[ntp:questions] Time reset
andy.helten at dot21rts.com
Fri Apr 4 02:22:44 UTC 2008
> andy.helten at dot21rts.com (Andy Helten) writes:
>> Another disadvantage with preventing steps is that it isn't really a
>> supported mode (because it's a "tinker") and, as I've found, it doesn't
>> always work. When I disable time steps on a linux 2.6.18 kernel, the
>> drift value goes to +/-500 and can actually swap sign from one run to
>> the next. This happens even though a time step was never needed (i.e.
>> offset never went >128ms).
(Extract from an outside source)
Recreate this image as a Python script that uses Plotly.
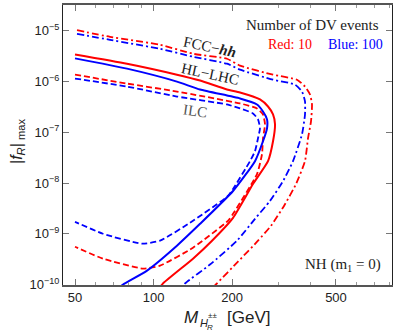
import plotly.graph_objects as go

# ---------------- data ----------------
# FCC-hh, 10 events (red dash-dot)
fcc10_M = [50.9, 68.1, 105.9, 141.6, 191.1, 214.4, 286.9, 354.5, 380.4, 397.6, 404.6, 401.1, 390.6, 380.4, 351.3, 316.1, 281.8, 251.3, 210.6, 175.0, 169.0]
fcc10_f = [1.03e-5, 7.62e-6, 5.31e-6, 3.54e-6, 2.82e-6, 2.06e-6, 1.37e-6, 1.09e-6, 7.97e-7, 5.56e-7, 3.54e-7, 1.64e-7, 7.62e-8, 2.70e-8, 9.55e-9, 3.54e-9, 1.44e-9, 7.3e-10, 2.82e-10, 1.05e-10, 8.8e-11]
# FCC-hh, 100 events (blue dash-dot)
fcc100_M = [50.9, 68.1, 105.9, 141.6, 191.1, 214.4, 286.9, 348.3, 370.5, 380.4, 380.4, 370.5, 342.2, 313.3, 279.3, 244.7, 208.8, 164.5, 132.0, 127.4]
fcc100_f = [8.73e-6, 6.66e-6, 4.43e-6, 3.09e-6, 2.25e-6, 1.72e-6, 1.09e-6, 8.73e-7, 6.37e-7, 4.06e-7, 2.25e-7, 9.14e-8, 2.70e-8, 1.09e-8, 4.44e-9, 1.97e-9, 7.3e-10, 2.47e-10, 1.05e-10, 8.3e-11]
# HL-LHC, 10 events (red solid)
hl10_M = [50.0, 79.1, 122.9, 150.7, 191.1, 214.4, 255.7, 274.5, 286.9, 292.0, 286.9, 274.5, 240.4, 201.6, 167.5, 141.6, 108.7, 104.9]
hl10_f = [3.43e-6, 2.25e-6, 1.37e-6, 1.05e-6, 7.0e-7, 6.1e-7, 4.44e-7, 3.23e-7, 2.25e-7, 1.44e-7, 6.66e-8, 2.70e-8, 9.55e-9, 2.06e-9, 7.3e-10, 3.23e-10, 1.05e-10, 8.3e-11]
# HL-LHC, 100 events (blue solid)
hl100_M = [50.0, 79.1, 122.9, 150.7, 214.4, 249.1, 262.6, 272.1, 272.1, 262.6, 244.7, 201.6, 150.7, 122.9, 94.4, 76.4, 73.1]
hl100_f = [2.87e-6, 1.80e-6, 1.0e-6, 6.97e-7, 4.65e-7, 3.54e-7, 2.58e-7, 1.80e-7, 1.20e-7, 6.66e-8, 2.70e-8, 6.97e-9, 1.57e-9, 5.82e-10, 1.88e-10, 1.0e-10, 8.3e-11]
# ILC, 10 events (red dashed)
ilc10_M = [50.0, 79.1, 122.9, 214.4, 249.1, 262.6, 267.3, 262.6, 260.3, 249.1, 201.6, 192.8, 141.6, 105.9, 91.1, 64.0, 50.0]
ilc10_f = [1.37e-6, 9.14e-7, 6.37e-7, 3.71e-7, 2.96e-7, 2.25e-7, 1.44e-7, 7.62e-8, 3.71e-8, 1.50e-8, 2.47e-9, 1.80e-9, 5.31e-10, 2.36e-10, 2.06e-10, 3.23e-10, 5.56e-10]
# ILC, 100 events (blue dashed)
ilc100_M = [50.0, 79.1, 122.9, 191.1, 214.4, 240.4, 251.3, 255.7, 251.3, 244.7, 234.2, 201.6, 192.8, 141.6, 105.9, 90.3, 64.0, 50.0]
ilc100_f = [1.15e-6, 7.97e-7, 5.08e-7, 3.54e-7, 2.96e-7, 2.36e-7, 1.80e-7, 1.20e-7, 7.62e-8, 4.24e-8, 2.70e-8, 7.62e-9, 5.56e-9, 1.80e-9, 7.3e-10, 6.37e-10, 1.0e-9, 1.72e-9]

x_tickvals = [50, 100, 200, 500]
x_ticktext = ["50", "100", "200", "500"]
x_minor = [60, 70, 80, 90, 150, 300, 400, 600, 700, 800]
y_tickvals = [1e-10, 1e-9, 1e-8, 1e-7, 1e-6, 1e-5]
y_ticktext = ["10<sup>\u221210</sup>", "10<sup>\u22129</sup>", "10<sup>\u22128</sup>",
              "10<sup>\u22127</sup>", "10<sup>\u22126</sup>", "10<sup>\u22125</sup>"]

RED = "#ff0000"
BLUE = "#0000ff"
DASHDOT = "7px,3px,2px,3px"
DASH = "6px,3px"

fig = go.Figure()

def add(M, f, color, dash, width):
    fig.add_trace(go.Scatter(x=M, y=f, mode="lines",
                             line=dict(color=color, dash=dash, width=width,
                                       shape="spline", smoothing=0.5),
                             showlegend=False, hoverinfo="skip"))

add(fcc10_M, fcc10_f, RED, DASHDOT, 1.8)
add(fcc100_M, fcc100_f, BLUE, DASHDOT, 1.8)
add(ilc10_M, ilc10_f, RED, DASH, 1.8)
add(ilc100_M, ilc100_f, BLUE, DASH, 1.8)
add(hl10_M, hl10_f, RED, "solid", 2)
add(hl100_M, hl100_f, BLUE, "solid", 2)

fig.update_xaxes(type="log", range=[1.653, 2.9136],
                 tickvals=x_tickvals, ticktext=x_ticktext,
                 ticks="inside", ticklen=6, tickcolor="#777", tickwidth=1,
                 minor=dict(tickvals=x_minor, ticks="inside", ticklen=3, tickcolor="#999"),
                 showline=True, linecolor="#555", linewidth=1.5, mirror="ticks",
                 showgrid=False, zeroline=False,
                 tickfont=dict(family="Liberation Sans, Arial", size=13, color="#222"))
fig.update_yaxes(type="log", range=[-10.01, -4.49],
                 tickvals=y_tickvals, ticktext=y_ticktext,
                 ticks="inside", ticklen=6, tickcolor="#777", tickwidth=1,
                 showline=True, linecolor="#222", linewidth=1, mirror="ticks",
                 showgrid=False, zeroline=False,
                 tickfont=dict(family="Liberation Sans, Arial", size=13, color="#222"))

serif = "Liberation Serif, Times New Roman, serif"
sans = "Liberation Sans, Arial, sans-serif"
ann = [
    dict(text="FCC\u2212<b><i>hh</i></b>", x=0.447, y=0.851, textangle=12,
         font=dict(family=serif, size=15, color="#222")),
    dict(text="HL\u2212LHC", x=0.447, y=0.755, textangle=12,
         font=dict(family=serif, size=15, color="#222")),
    dict(text="ILC", x=0.401, y=0.621, textangle=8,
         font=dict(family=serif, size=15, color="#555")),
    dict(text="Number of DV events", x=0.757, y=0.929,
         font=dict(family=serif, size=15, color="#222")),
    dict(text="Red: 10", x=0.69, y=0.858,
         font=dict(family=serif, size=14, color=RED)),
    dict(text="Blue: 100", x=0.89, y=0.858,
         font=dict(family=serif, size=14, color=BLUE)),
    dict(text="NH (m<sub>1</sub> = 0)", x=0.851, y=0.071,
         font=dict(family=serif, size=15, color="#222")),
    dict(text="|<i>f</i><sub><i>R</i></sub>|<sub> max</sub>", x=-0.14, y=0.514, textangle=-90,
         font=dict(family=sans, size=16, color="#222")),
    # x-axis title, built from pieces so the stacked sub/superscripts sit like the reference
    dict(text="<i>M</i>", x=0.392, y=-0.117, font=dict(family=sans, size=17, color="#222")),
    dict(text="<i>H</i>", x=0.4286, y=-0.1348, font=dict(family=sans, size=11, color="#222")),
    dict(text="\u00b1\u00b1", x=0.4529, y=-0.108, font=dict(family=sans, size=8, color="#222")),
    dict(text="<i>R</i>", x=0.4468, y=-0.1525, font=dict(family=sans, size=8, color="#222")),
    dict(text="[GeV]", x=0.5653, y=-0.117, font=dict(family=sans, size=17, color="#222")),
]
for a in ann:
    a.update(xref="paper", yref="paper", showarrow=False, xanchor="center", yanchor="middle")
fig.update_layout(annotations=ann)

fig.update_layout(width=399, height=335, margin=dict(l=63, r=7, t=3, b=50),
                  paper_bgcolor="white", plot_bgcolor="white")

fig.write_html("out.html", config={"displayModeBar": False},
               post_script="document.body.style.margin='0px';")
With time steps enabled the drift value
>> settles <90ppm (and again, no step actually occurs).
> That certainly sounds like a bug to me.
Me too, but disabling time step is a tinker and tinkers are generally
use at your own risk. Besides, after much testing, I'm fairly certain
the problem is indeed with the kernel -- especially considering I did
not have this problem on an older kernel.
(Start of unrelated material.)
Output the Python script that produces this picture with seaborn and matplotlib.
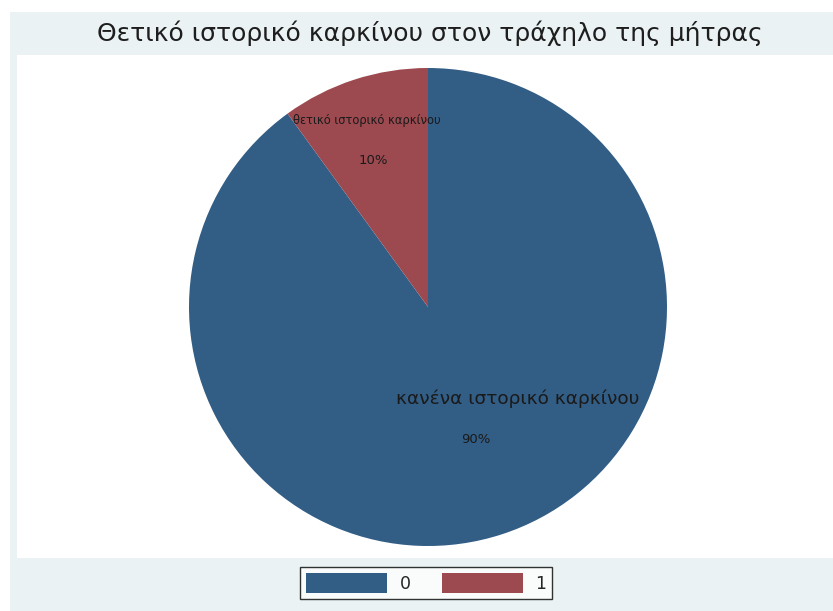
import matplotlib
matplotlib.use("Agg")
import matplotlib.pyplot as plt
from matplotlib.patches import Rectangle, Patch
import seaborn as sns

# Data
categories = ["0", "1"]
shares = [90, 10]
slice_labels = ["κανένα ιστορικό καρκίνου", "θετικό ιστορικό καρκίνου"]
title = "Θετικό ιστορικό καρκίνου στον τράχηλο της μήτρας"

sns.set_style("white")
plt.rcParams["font.family"] = ["DejaVu Sans"]
colors = sns.color_palette(["#325d85", "#9c4a50"])

W, H = 833, 611
fig = plt.figure(figsize=(W / 100, H / 100), dpi=100, facecolor="white")

def fx(px):
    return px / W

def fy(py):
    return 1 - py / H

# Graph region background
fig.patches.append(Rectangle((fx(10), 0), 1 - fx(10), fy(12), transform=fig.transFigure,
                             facecolor="#eaf2f3", edgecolor="none", zorder=-2))
# Plot region
fig.patches.append(Rectangle((fx(17), fy(558)), 1 - fx(17), fy(55) - fy(558),
                             transform=fig.transFigure, facecolor="white",
                             edgecolor="none", zorder=-1))

fig.text(fx(430), fy(33), title, ha="center", va="center", fontsize=18,
         color="#1e1e1e")

# Pie
cx, cy, r = 428, 307, 239
ax = fig.add_axes([fx(cx - r), fy(cy + r), fx(2 * r), fy(cy - r) - fy(cy + r)])
ax.set_zorder(2)
ax.set_facecolor("none")
wedges, _ = ax.pie(shares, colors=colors, startangle=90, counterclock=False,
                   radius=1.0, wedgeprops=dict(linewidth=0))
ax.set_xlim(-1, 1)
ax.set_ylim(-1, 1)
ax.set_aspect("equal")
ax.axis("off")

# Slice labels with percentages
label_pos = [((0.377, -0.385), (0.20, -0.556), 13.3),
             ((-0.255, 0.782), (-0.23, 0.615), 8.3)]
for name, val, (lp, pp, fs) in zip(slice_labels, shares, label_pos):
    ax.text(*lp, name, ha="center", va="center", fontsize=fs, color="#1a1a1a")
    ax.text(*pp, f"{val}%", ha="center", va="center", fontsize=9.5, color="#1a1a1a")

# Legend
handles = [Patch(facecolor=c, edgecolor="none") for c in colors]
leg = fig.legend(handles, categories, loc="center", bbox_to_anchor=(fx(426), fy(583)),
                 ncol=2, fontsize=12.5, frameon=True, fancybox=False,
                 handlelength=4.7, handleheight=1.45, handletextpad=0.7,
                 columnspacing=1.8, borderpad=0.35)
leg.get_frame().set_edgecolor("black")
leg.get_frame().set_linewidth(1.0)
leg.get_frame().set_facecolor("white")

fig.savefig("out.png", dpi=100, facecolor="white")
>> >From what I've been able to piece together, this different behavior
>> between step/!step is probably due to the kernel time discipline being
>> disabled with !step, coupled with a (potential) bug in linux that forces
>> NTP's "manual" adjustments to have a granularity of 1ms (i.e. somewhere
>> an adjustment is rounded up or down). I've not verified the bug is
>> present in my 2.6.18 linux kernel, so don't quote me on it. One might
>> ask why the kernel time discipline is preemptively disabled in this
>> manner -- maybe there is a good reason.
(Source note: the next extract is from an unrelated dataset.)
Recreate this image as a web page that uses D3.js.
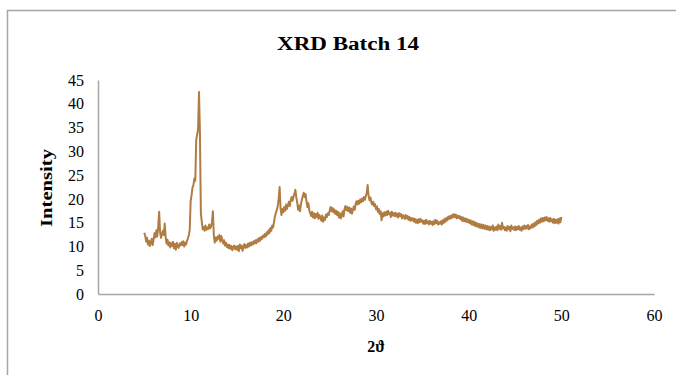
<!DOCTYPE html>
<html>
<head>
<meta charset="utf-8">
<script src="https://cdn.jsdelivr.net/npm/d3@7"></script>
<style>
  body { margin: 0; background: #fff; }
  svg text { font-family: "Liberation Serif", "DejaVu Serif", serif; fill: #000; }
</style>
</head>
<body>
<div id="chart"></div>
<script>
// scan settings (2theta, degrees)
const startAngle = 5.0;
const angleStep = 0.1;

// intensity, one row per degree (5.0 .. 50.0)
const intensity = [
  12.9, 12.2, 11.0, 11.8, 10.4, 11.2, 10.1, 10.9, 11.6, 10.3,
  11.5, 12.8, 11.9, 13.4, 12.1, 14.2, 17.3, 13.0, 11.8, 12.6,
  13.3, 12.4, 14.8, 12.0, 10.6, 11.4, 10.2, 10.9, 9.8, 10.7,
  10.1, 11.0, 9.6, 10.5, 9.3, 10.8, 10.0, 9.7, 10.6, 10.2,
  10.9, 10.3, 11.1, 10.0, 10.8, 10.4, 11.2, 11.6, 12.4, 13.5,
  19.6, 20.8, 22.4, 22.9, 24.3, 23.8, 32.4, 33.5, 34.6, 42.5,
  33.8, 17.0, 15.2, 13.6, 14.1, 13.3, 14.4, 13.5, 14.0, 13.7,
  14.6, 13.8, 14.2, 15.1, 17.4, 12.3, 10.8, 11.9, 11.2, 12.1,
  11.6, 12.4, 11.0, 12.2, 11.5, 10.6, 11.3, 10.2, 10.8, 9.9,
  10.4, 9.6, 10.3, 9.5, 10.1, 9.2, 9.9, 10.2, 9.4, 10.0,
  9.3, 10.1, 9.0, 10.4, 9.6, 10.2, 9.1, 9.8, 10.5, 9.7,
  10.3, 9.8, 10.6, 10.0, 10.8, 10.2, 10.9, 10.4, 11.1, 10.6,
  11.3, 10.7, 11.5, 11.0, 11.8, 11.2, 12.0, 11.6, 12.3, 11.9,
  12.6, 12.1, 13.0, 12.5, 13.4, 12.8, 13.9, 13.3, 14.4, 14.0,
  15.2, 16.4, 17.1, 17.7, 18.5, 20.1, 22.5, 18.0, 16.6, 17.9,
  17.2, 18.3, 17.5, 18.8, 17.9, 18.6, 19.4, 18.5, 19.8, 20.4,
  19.6, 20.5, 21.1, 21.9, 20.3, 19.2, 17.7, 18.6, 17.4, 18.9,
  19.8, 20.6, 21.3, 20.4, 21.0, 19.5, 18.3, 19.1, 17.6, 17.0,
  16.4, 17.3, 16.1, 17.0, 15.9, 16.8, 16.2, 17.1, 15.8, 16.6,
  16.0, 15.4, 16.5, 15.2, 16.1, 15.6, 16.7, 16.2, 17.0, 16.6,
  17.5, 18.3, 17.4, 18.1, 17.2, 17.8, 16.8, 17.5, 16.6, 17.3,
  16.1, 17.0, 15.9, 16.6, 17.4, 16.3, 17.8, 18.5, 17.6, 18.3,
  17.4, 18.2, 17.1, 18.0, 16.9, 17.6, 18.4, 17.7, 18.9, 19.5,
  18.8, 19.6, 19.0, 19.9, 19.3, 20.1, 19.5, 20.4, 19.8, 20.6,
  21.2, 22.9, 20.6, 19.7, 20.3, 19.2, 18.8, 19.4, 18.5, 18.9,
  17.8, 18.4, 17.3, 17.9, 16.8, 17.4, 15.5, 17.0, 16.3, 17.2,
  16.5, 17.3, 16.6, 17.5, 16.8, 17.1, 16.2, 17.3, 16.5, 17.0,
  16.4, 17.1, 16.3, 16.9, 16.1, 17.0, 16.4, 16.8, 15.9, 16.6,
  16.3, 15.8, 16.6, 15.9, 16.4, 15.6, 16.2, 15.4, 16.0, 15.5,
  15.9, 15.2, 15.8, 15.0, 15.6, 14.9, 15.7, 15.1, 15.8, 15.2,
  15.5, 14.8, 15.4, 14.7, 15.6, 14.9, 15.3, 14.6, 15.4, 14.8,
  15.2, 14.5, 15.3, 14.7, 15.6, 14.9, 15.4, 14.6, 15.1, 14.8,
  15.3, 14.6, 15.5, 14.9, 15.8, 15.2, 16.0, 15.5, 16.3, 15.8,
  16.4, 15.9, 16.6, 16.1, 16.8, 16.2, 16.7, 15.9, 16.5, 16.0,
  16.4, 15.7, 16.2, 15.4, 16.1, 15.3, 15.9, 15.2, 15.8, 15.1,
  15.6, 14.9, 15.5, 14.6, 15.3, 14.5, 15.2, 14.3, 15.0, 14.2,
  14.8, 14.0, 14.7, 13.9, 14.6, 13.8, 14.5, 13.7, 14.4, 13.6,
  14.3, 13.5, 14.2, 13.4, 14.1, 13.6, 14.4, 13.3, 14.0, 13.5,
  14.2, 13.4, 14.6, 13.7, 14.3, 13.5, 15.0, 13.8, 14.1, 13.4,
  14.0, 13.3, 14.3, 13.6, 14.1, 13.2, 14.4, 13.7, 14.0, 13.5,
  14.2, 13.4, 14.1, 13.6, 14.3, 13.5, 14.0, 13.3, 14.2, 13.6,
  14.4, 13.7, 14.3, 13.8, 14.5, 13.6, 14.2, 13.9, 14.6, 14.0,
  14.8, 14.2, 15.1, 14.5, 15.4, 14.8, 15.6, 15.0, 15.9, 15.2,
  16.0, 15.3, 16.1, 15.5, 16.2, 15.4, 15.9, 15.2, 16.0, 15.3,
  15.7, 15.0, 15.8, 14.9, 15.6, 15.0, 15.7, 14.8, 15.9, 15.1,
  16.2
];

const xTicks = [0, 10, 20, 30, 40, 50, 60];
const yTicks = [0, 5, 10, 15, 20, 25, 30, 35, 40, 45];

const width = 676, height = 375;
const margin = { top: 80, right: 22, bottom: 81, left: 98 };

const svg = d3.select("#chart").append("svg")
  .attr("width", width)
  .attr("height", height);

// chart frame (only top and left edges are inside the picture)
svg.append("rect")
  .attr("x", 7.5).attr("y", 10.5)
  .attr("width", 720).attr("height", 420)
  .attr("fill", "none")
  .attr("stroke", "#a6a6a6")
  .attr("stroke-width", 1.5);

const x = d3.scaleLinear().domain([0, 60]).range([margin.left, width - margin.right]);
const y = d3.scaleLinear().domain([0, 45]).range([height - margin.bottom, margin.top]);

const points = intensity.map((v, i) => [startAngle + i * angleStep, v]);

// axes
const xAxis = svg.append("g")
  .attr("transform", "translate(0," + y(0) + ")")
  .call(d3.axisBottom(x).tickValues(xTicks).tickSize(0).tickPadding(16));
const yAxis = svg.append("g")
  .attr("transform", "translate(" + x(0) + ",0)")
  .call(d3.axisLeft(y).tickValues(yTicks).tickSize(0).tickPadding(14));

[xAxis, yAxis].forEach(function (g) {
  g.select(".domain").attr("stroke", "#a6a6a6").attr("stroke-width", 1.5);
  g.selectAll("text")
    .style("font-family", '"Liberation Serif", serif')
    .style("font-size", "16px")
    .attr("fill", "#000");
});

// data line
svg.append("path")
  .datum(points)
  .attr("fill", "none")
  .attr("stroke", "#b07c42")
  .attr("stroke-width", 2)
  .attr("stroke-linejoin", "round")
  .attr("d", d3.line()
    .x(function (d) { return x(d[0]); })
    .y(function (d) { return y(d[1]); }));

// titles
svg.append("text")
  .attr("x", 348).attr("y", 50)
  .attr("text-anchor", "middle")
  .attr("textLength", 142)
  .attr("lengthAdjust", "spacingAndGlyphs")
  .style("font-size", "18px")
  .style("font-weight", "bold")
  .text("XRD Batch 14");

svg.append("text")
  .attr("transform", "translate(52,188) rotate(-90)")
  .attr("text-anchor", "middle")
  .attr("textLength", 78)
  .attr("lengthAdjust", "spacingAndGlyphs")
  .style("font-size", "16px")
  .style("font-weight", "bold")
  .text("Intensity");

svg.append("text")
  .attr("x", 376).attr("y", 352)
  .attr("text-anchor", "middle")
  .style("font-size", "16px")
  .style("font-weight", "bold")
  .text("2ϑ");
</script>
</body>
</html>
> AFAIK it is not the kernel that does the time step. Ie, the kernel
> discipline is not what demands the step. Also, adjtime certainly does not
> have a 1ms granularity.
That is also my understanding, that the kernel does not perform the time
step but it is the kernel that updates the system time every tick. My
understanding of the kernel time discipline is that NTP sets the size of
the update to account for the system clock drift. This mechanism is
apparently disabled when time stepping is disabled. Don't ask me why.